### To be done
Begin with the first line below and retype each line exactly through the line containing "const yTicks = [0, 40, 80, 120, 160, 200, 240, 280]". Any pictures are to be left out.

· · · · ·

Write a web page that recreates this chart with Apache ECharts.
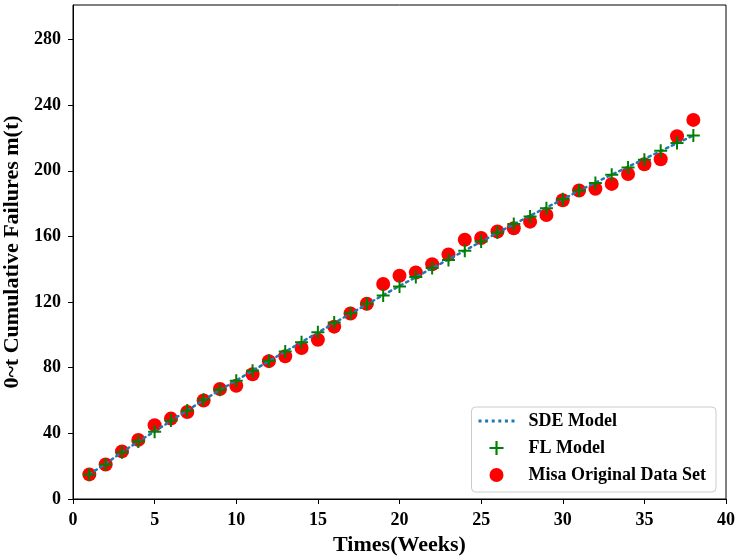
<!DOCTYPE html>
<html>
<head>
<meta charset="utf-8">
<script src="https://cdn.jsdelivr.net/npm/echarts@6/dist/echarts.min.js"></script>
<style>
  html, body { margin: 0; padding: 0; background: #fff; }
  #chart { width: 736px; height: 559px; }
</style>
</head>
<body>
<div id="chart"></div>
<script>
// weeks 1..38
const weeks = [1, 2, 3, 4, 5, 6, 7, 8, 9, 10, 11, 12, 13, 14, 15, 16, 17, 18, 19, 20,
  21, 22, 23, 24, 25, 26, 27, 28, 29, 30, 31, 32, 33, 34, 35, 36, 37, 38]

// Misa original data (red dots)
const misaData = [15, 21, 29, 36, 45, 49, 53, 60, 67, 69, 76, 84, 87, 92, 97, 105, 113, 119, 131, 136,
  138, 143, 149, 158, 159, 163, 165, 169, 173, 182, 188, 189, 192, 198, 204, 207, 221, 231]

// FL model (green crosses)
const flModel = [15, 21, 28.5, 35, 41, 47.8, 54, 60.4, 66.5, 72, 78.2, 84.2, 89.8, 95.5, 101.6, 107.5, 113.2, 118.9, 124, 129.5,
  135.2, 140.7, 145.7, 151.2, 156.9, 162.4, 167.5, 172.2, 177.2, 182.7, 188, 192.5, 197.6, 202, 206.7, 212.2, 216.9, 221.5]

// SDE model (dotted line)
const sdeModel = [15, 21.5, 28.5, 35, 41.2, 47.6, 54, 60.2, 66.4, 72.2, 78.2, 84, 89.8, 95.6, 101.4, 107.2, 113, 118.6, 124.2, 129.8,
  135.2, 140.6, 146, 151.4, 156.8, 162.2, 167.4, 172.6, 177.6, 182.6, 187.8, 192.8, 197.6, 202.4, 207.2, 212, 216.8, 221.5]

const yTicks = [0, 40, 80, 120, 160, 200, 240, 280]

const font = 'Liberation Serif'
const plusPath = 'path://M5.5,0H7.5V5.5H13V7.5H7.5V13H5.5V7.5H0V5.5H5.5Z'
// six small dots for the legend sample of the dotted line
const dotsPath = 'path://M0,0h3v3h-3z M6.6,0h3v3h-3z M13.2,0h3v3h-3z M19.8,0h3v3h-3z M26.4,0h3v3h-3z M33,0h3v3h-3z'

const chart = echarts.init(document.getElementById('chart'))

chart.setOption({
  animation: false,
  grid: {
    left: 73,
    right: 10,
    top: 5,
    bottom: 60,
    outerBoundsMode: 'none',
    containLabel: false,
    show: true,
    borderColor: '#000',
    borderWidth: 1
  },
  legend: {
    right: 20,
    bottom: 67,
    orient: 'vertical',
    padding: [5, 10, 8, 7],
    itemGap: 9,
    itemWidth: 36,
    itemHeight: 14,
    backgroundColor: '#fff',
    borderColor: '#ccc',
    borderWidth: 1,
    borderRadius: 4,
    formatter: name => '  ' + name,
    textStyle: { fontFamily: font, fontWeight: 'bold', fontSize: 18, color: '#000' },
    data: [
      { name: 'SDE Model', icon: dotsPath, itemStyle: { color: '#1f77b4' } },
      { name: 'FL Model', icon: plusPath },
      { name: 'Misa Original Data Set', icon: 'circle' }
    ]
  },
  xAxis: {
    type: 'value',
    min: 0,
    max: 40,
    interval: 5,
    name: 'Times(Weeks)',
    nameLocation: 'middle',
    nameGap: 25,
    nameTextStyle: { fontFamily: font, fontWeight: 'bold', fontSize: 22, color: '#000' },
    axisLine: { onZero: false, lineStyle: { color: '#000', width: 1 } },
    axisTick: { inside: false, length: 5, lineStyle: { color: '#000' } },
    axisLabel: { margin: 12, fontFamily: font, fontWeight: 'bold', fontSize: 18, color: '#000' },
    splitLine: { show: false }
  },
  yAxis: {
    type: 'value',
    min: 0,
    max: 301,
    interval: 40,
    name: '0~t Cumulative Failures m(t)',
    nameLocation: 'middle',
    nameGap: 50,
    nameTextStyle: { fontFamily: font, fontWeight: 'bold', fontSize: 22, color: '#000' },
    axisLine: { onZero: false, lineStyle: { color: '#000', width: 1 } },
    axisTick: { inside: false, length: 5, lineStyle: { color: '#000' }, customValues: yTicks },
    axisLabel: { margin: 12, fontFamily: font, fontWeight: 'bold', fontSize: 18, color: '#000', customValues: yTicks },
    splitLine: { show: false }
  },
  series: [
    {
      name: 'Misa Original Data Set',
      type: 'scatter',
      symbol: 'circle',
      symbolSize: 14,
      itemStyle: { color: '#ff0000', opacity: 1 },
      z: 2,
      data: weeks.map((w, i) => [w, misaData[i]])
    },
    {
      name: 'SDE Model',
      type: 'line',
      showSymbol: false,
      symbol: 'none',
      itemStyle: { color: '#1f77b4' },
      lineStyle: { color: '#1f77b4', width: 2.5, type: [2.5, 4], cap: 'round' },
      z: 3,
      data: weeks.map((w, i) => [w, sdeModel[i]])
    },
    {
      name: 'FL Model',
      type: 'scatter',
      symbol: plusPath,
      symbolSize: 13,
      itemStyle: { color: '#008000', opacity: 1 },
      z: 4,
      data: weeks.map((w, i) => [w, flModel[i]])
    }
  ]
})
</script>
</body>
</html>
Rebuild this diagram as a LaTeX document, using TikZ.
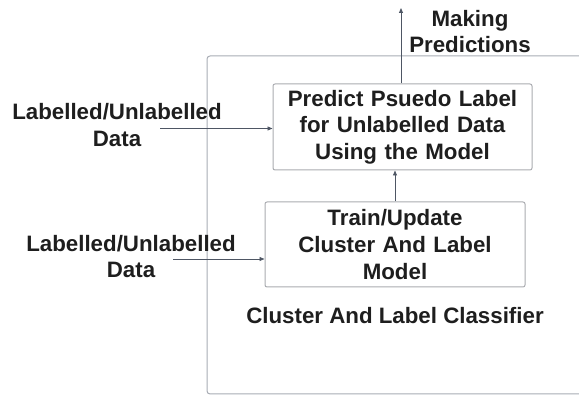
\documentclass[tikz,border=0pt]{standalone}
\usepackage{fontspec}
\setmainfont{Liberation Sans}
\usetikzlibrary{arrows.meta, positioning, calc}
\definecolor{boxEdge}{RGB}{170,172,176}
\definecolor{frameEdge}{RGB}{168,172,180}
\definecolor{flowLine}{RGB}{78,86,100}
\definecolor{txt}{RGB}{30,30,30}

\begin{document}
\begin{tikzpicture}[
      x=1pt, y=-1pt,
      node distance=31pt and 20pt,
      stage/.style={rectangle, draw=boxEdge, line width=1pt, rounded corners=2pt, fill=white, text width=250pt, minimum height=86pt, align=center, inner sep=0pt},
      tag/.style={align=center, inner sep=0pt},
      frame/.style={draw=frameEdge, line width=1pt, rounded corners=3pt},
      arrow/.style={-{Triangle[length=5pt, width=4pt]}, line width=0.9pt, flowLine},
      every node/.style={font=\fontsize{22.3}{26.5}\selectfont\bfseries, text=txt}
  ]
      \useasboundingbox (0,0) rectangle (579,395);
      % outer classifier frame, runs off the right edge
      \draw[frame] (207,56) rectangle (640,394);
      \node[stage, text width=260pt, minimum height=85pt, font=\fontsize{22.3}{27}\selectfont\bfseries] (train) at (395,244.5) {Train/Update\\Cluster And Label\\Model};
      \node[stage, text width=259pt, above=31pt of train, xshift=7.5pt] (predict) {Predict Psuedo Label\\for Unlabelled Data\\Using the Model};
      \node[tag, below=20pt of train] (clf) {Cluster And Label Classifier};
      \node[tag] (data1) at (117,125) {Labelled/Unlabelled\\Data};
      \node[tag] (data2) at (131,256.5) {Labelled/Unlabelled\\Data};
      \node[tag] (pred) at (470,31.5) {Making\\Predictions};
      \coordinate (in1) at (160,128.5);
      \coordinate (in2) at (173,259);
      \coordinate (out) at (401,8);
      \draw[arrow] (in1) -- (in1 -| predict.west);
      \draw[arrow] (in2) -- (in2 -| train.west);
      \draw[arrow] (train.north) -- (train.north |- predict.south);
      \draw[arrow] (out |- predict.north) -- (out);
  \end{tikzpicture}
\end{document}
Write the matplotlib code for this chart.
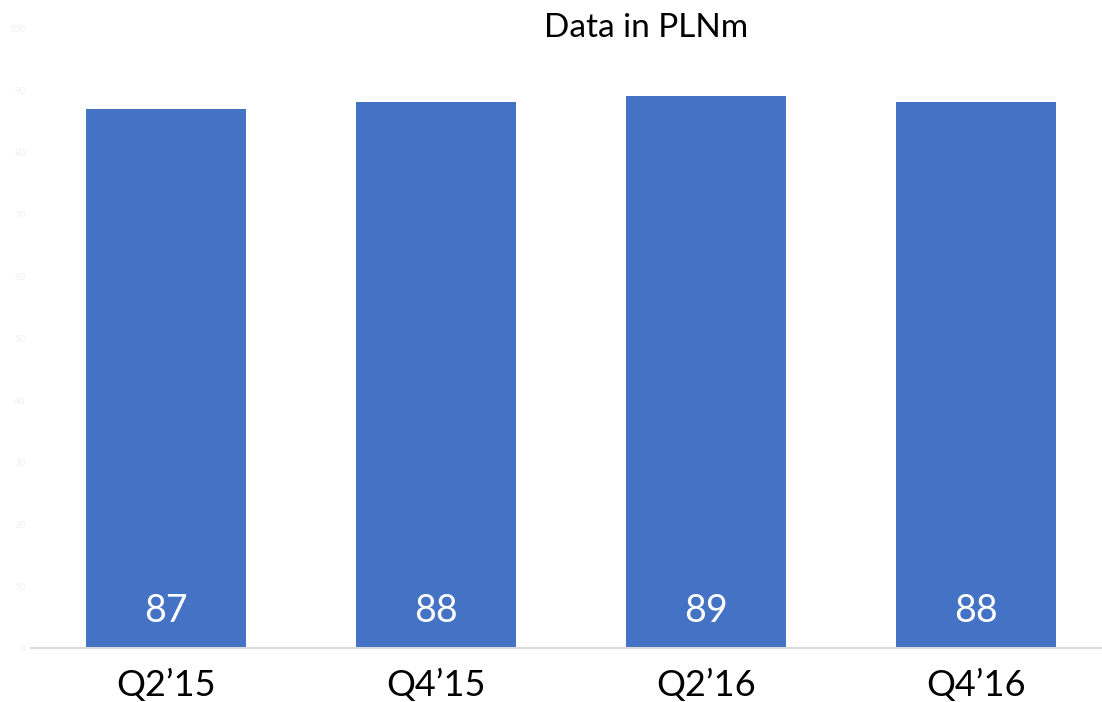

· · · · ·

### Response to the task
Write a web page that recreates this chart with Apache ECharts.
<!DOCTYPE html>
<html>
<head>
<meta charset="utf-8">
<script src="https://cdn.jsdelivr.net/npm/echarts@6/dist/echarts.min.js"></script>
<style>
  html, body { margin: 0; padding: 0; background: #fff; }
  #chart { width: 736px; height: 559px; }
</style>
</head>
<body>
<div id="chart"></div>
<script>
// weeks 1..38
const weeks = [1, 2, 3, 4, 5, 6, 7, 8, 9, 10, 11, 12, 13, 14, 15, 16, 17, 18, 19, 20,
  21, 22, 23, 24, 25, 26, 27, 28, 29, 30, 31, 32, 33, 34, 35, 36, 37, 38]

// Misa original data (red dots)
const misaData = [15, 21, 29, 36, 45, 49, 53, 60, 67, 69, 76, 84, 87, 92, 97, 105, 113, 119, 131, 136,
  138, 143, 149, 158, 159, 163, 165, 169, 173, 182, 188, 189, 192, 198, 204, 207, 221, 231]

// FL model (green crosses)
const flModel = [15, 21, 28.5, 35, 41, 47.8, 54, 60.4, 66.5, 72, 78.2, 84.2, 89.8, 95.5, 101.6, 107.5, 113.2, 118.9, 124, 129.5,
  135.2, 140.7, 145.7, 151.2, 156.9, 162.4, 167.5, 172.2, 177.2, 182.7, 188, 192.5, 197.6, 202, 206.7, 212.2, 216.9, 221.5]

// SDE model (dotted line)
const sdeModel = [15, 21.5, 28.5, 35, 41.2, 47.6, 54, 60.2, 66.4, 72.2, 78.2, 84, 89.8, 95.6, 101.4, 107.2, 113, 118.6, 124.2, 129.8,
  135.2, 140.6, 146, 151.4, 156.8, 162.2, 167.4, 172.6, 177.6, 182.6, 187.8, 192.8, 197.6, 202.4, 207.2, 212, 216.8, 221.5]

const yTicks = [0, 40, 80, 120, 160, 200, 240, 280]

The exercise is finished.